Often end-users need broad solutions, Bamforth adds. Therefore the language they use is broader.
He says: “The channel can fit in here to bridge that gap and tie together different solutions that make sense to the customer.
“The old-fashioned VAR understands the business side of it, more so than the technology. It’s not just technology they need to be aware of, but also business awareness, where they have local knowledge or sector knowledge. The fact that they can offer combined solutions is almost secondary to their skill at communicating directly with these customers.”
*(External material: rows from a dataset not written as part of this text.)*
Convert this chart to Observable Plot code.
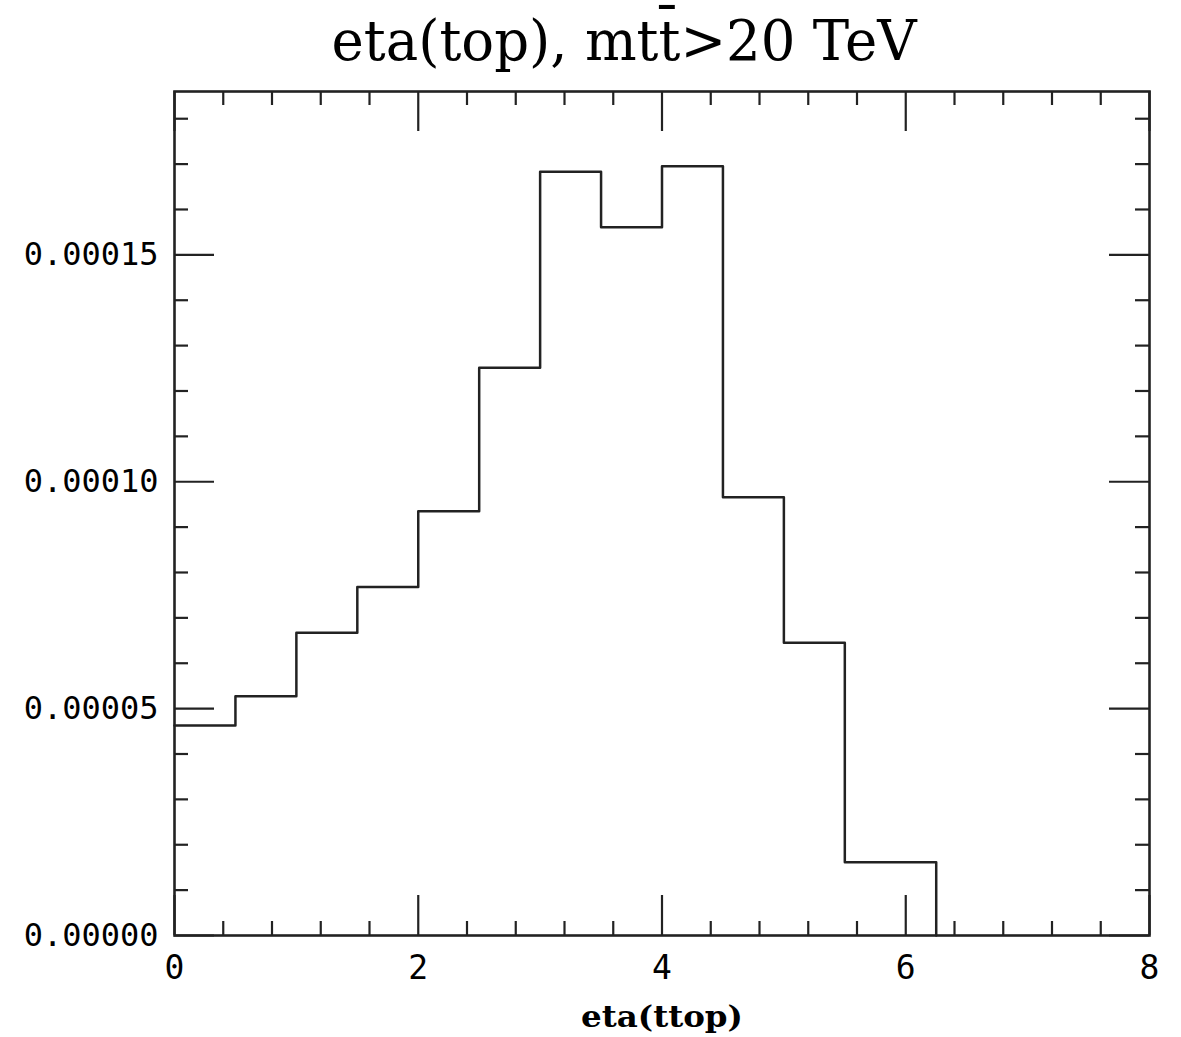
<!DOCTYPE html>
<html><head><meta charset="utf-8">
<script src="https://cdn.jsdelivr.net/npm/d3@7"></script>
<script src="https://cdn.jsdelivr.net/npm/@observablehq/plot@0.6"></script>
<style>body{margin:0;background:#fff}</style>
</head><body><div id="chart"></div>
<script>
// Histogram data (bin edges and bin heights)
const binEdges = [0, 0.5, 1, 1.5, 2, 2.5, 3, 3.5, 4, 4.5, 5, 5.5, 6.25];
const binValues = [4.63e-5, 5.27e-5, 6.67e-5, 7.68e-5, 9.35e-5, 1.251e-4, 1.683e-4, 1.561e-4, 1.695e-4, 9.66e-5, 6.45e-5, 1.615e-5];

// Axis ticks
const xMajorTicks = [0, 2, 4, 6, 8];
const xMinorTicks = [0.4, 0.8, 1.2, 1.6, 2.4, 2.8, 3.2, 3.6, 4.4, 4.8, 5.2, 5.6, 6.4, 6.8, 7.2, 7.6];
const yMajorTicks = [0, 0.00005, 0.0001, 0.00015];
const yMinorTicks = [0.00001, 0.00002, 0.00003, 0.00004, 0.00006, 0.00007, 0.00008, 0.00009, 0.00011, 0.00012, 0.00013, 0.00014, 0.00016, 0.00017, 0.00018];

const titleText = "eta(top), mtt\u0304>20 TeV";
const xLabelText = "eta(ttop)";

// Step line points built from the bins
const stepPoints = binEdges.slice(0, -1).map((x, i) => ({x, y: binValues[i]}));
stepPoints.push({x: binEdges[binEdges.length - 1], y: binValues[binValues.length - 1]});
stepPoints.push({x: binEdges[binEdges.length - 1], y: 0});

const W = 1181, H = 1037, mL = 174, mR = 32, mT = 91, mB = 102;
const innerW = W - mL - mR, innerH = H - mT - mB;
const major = 40, minor = 14;
const ink = "#222";
const tickFont = "DejaVu Sans Mono";

const chart = Plot.plot({
  width: W, height: H,
  marginLeft: mL, marginRight: mR, marginTop: mT, marginBottom: mB,
  x: {domain: [0, 8]},
  y: {domain: [0, 0.000186]},
  style: {background: "#fff", color: "#000"},
  marks: [
    // x ticks bottom & top (inward)
    Plot.ruleX(xMajorTicks, {insetTop: innerH - major, stroke: ink, strokeWidth: 2.2}),
    Plot.ruleX(xMajorTicks, {insetBottom: innerH - major, stroke: ink, strokeWidth: 2.2}),
    Plot.ruleX(xMinorTicks, {insetTop: innerH - minor, stroke: ink, strokeWidth: 2.2}),
    Plot.ruleX(xMinorTicks, {insetBottom: innerH - minor, stroke: ink, strokeWidth: 2.2}),
    // y ticks left & right (inward)
    Plot.ruleY(yMajorTicks, {insetRight: innerW - major, stroke: ink, strokeWidth: 2.2}),
    Plot.ruleY(yMajorTicks, {insetLeft: innerW - major, stroke: ink, strokeWidth: 2.2}),
    Plot.ruleY(yMinorTicks, {insetRight: innerW - minor, stroke: ink, strokeWidth: 2.2}),
    Plot.ruleY(yMinorTicks, {insetLeft: innerW - minor, stroke: ink, strokeWidth: 2.2}),
    Plot.axisX({ticks: xMajorTicks, tickSize: 0, tickPadding: 20, tickFormat: d3.format("d"),
      fontSize: 33, fontFamily: tickFont, fill: "#000", label: null}),
    Plot.axisY({ticks: yMajorTicks, tickSize: 0, tickPadding: 16, tickFormat: d3.format(".5f"),
      fontSize: 32, fontFamily: tickFont, fill: "#000", label: null}),
    Plot.line(stepPoints, {x: "x", y: "y", curve: "step-after", stroke: ink, strokeWidth: 2.5}),
    Plot.frame({stroke: ink, strokeWidth: 2.6}),
    Plot.text([titleText], {frameAnchor: "top", dx: -38, dy: -32, lineAnchor: "bottom",
      fontSize: 56, fontFamily: "DejaVu Serif", fill: "#000"}),
    Plot.text([xLabelText], {frameAnchor: "bottom", dy: 91, lineAnchor: "bottom",
      fontSize: 29, fontWeight: "bold", fontFamily: "DejaVu Serif", fill: "#000"})
  ]
});
document.getElementById("chart").appendChild(chart);
// fit text widths to the reference
chart.querySelectorAll("text").forEach(t => {
  if (t.textContent === titleText) { t.setAttribute("textLength", 585); t.setAttribute("lengthAdjust", "spacingAndGlyphs"); }
  if (t.textContent === xLabelText) { t.setAttribute("textLength", 162); t.setAttribute("lengthAdjust", "spacingAndGlyphs"); }
});
</script>
</body></html>
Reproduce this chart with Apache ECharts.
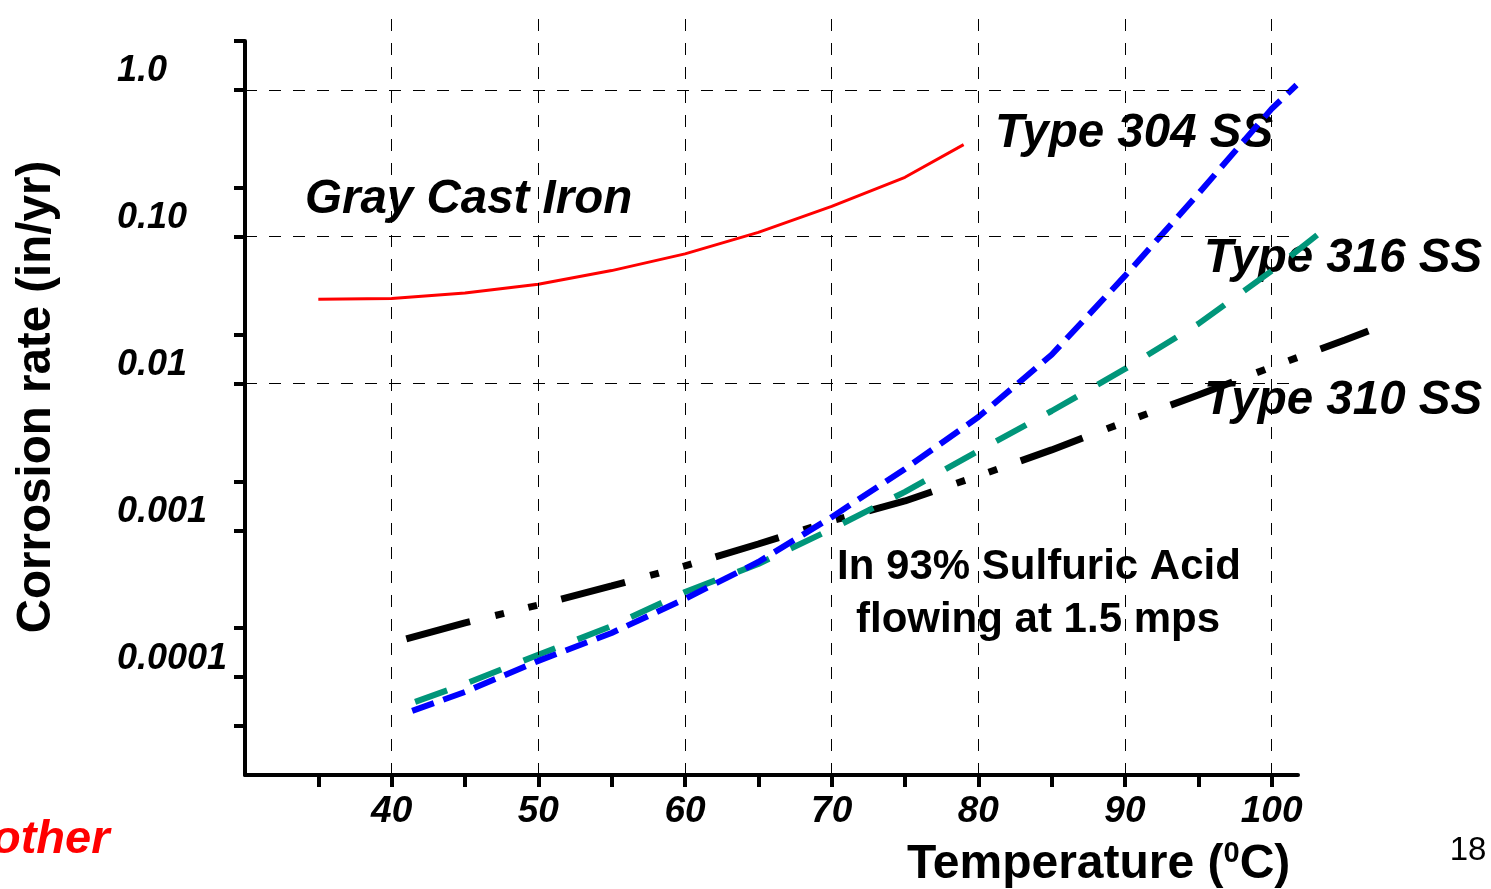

And there lies the rub. Resellers that can offer solutions, rather than blitzing customers with a barrage of the latest whizz-bang VoIP tech-speak, will do well. It all comes down to language. The tech-heavy sell might wash with private-sector IT departments, but public-sector customers start with problems or goals that need solutions, not the latest gadget on the block.
According to Willet: “The material coming out of vendor marketing departments is all about increasing sales and getting more calls into call centres.
“These are all bits of language that are alien to the public sector. Resellers need to be talking efficiency and staff retention and serving the public better. They need to use the language that the market understands because they have very different drivers.”
But Willet adds that this situation is changing.
“Some public-sector organisations are very clued up,” he says. “They recruit top staff or are getting educated. You have to take your hat off to those that recruit the right people from the private sector to help roll out good solutions. We are seeing that more and more.”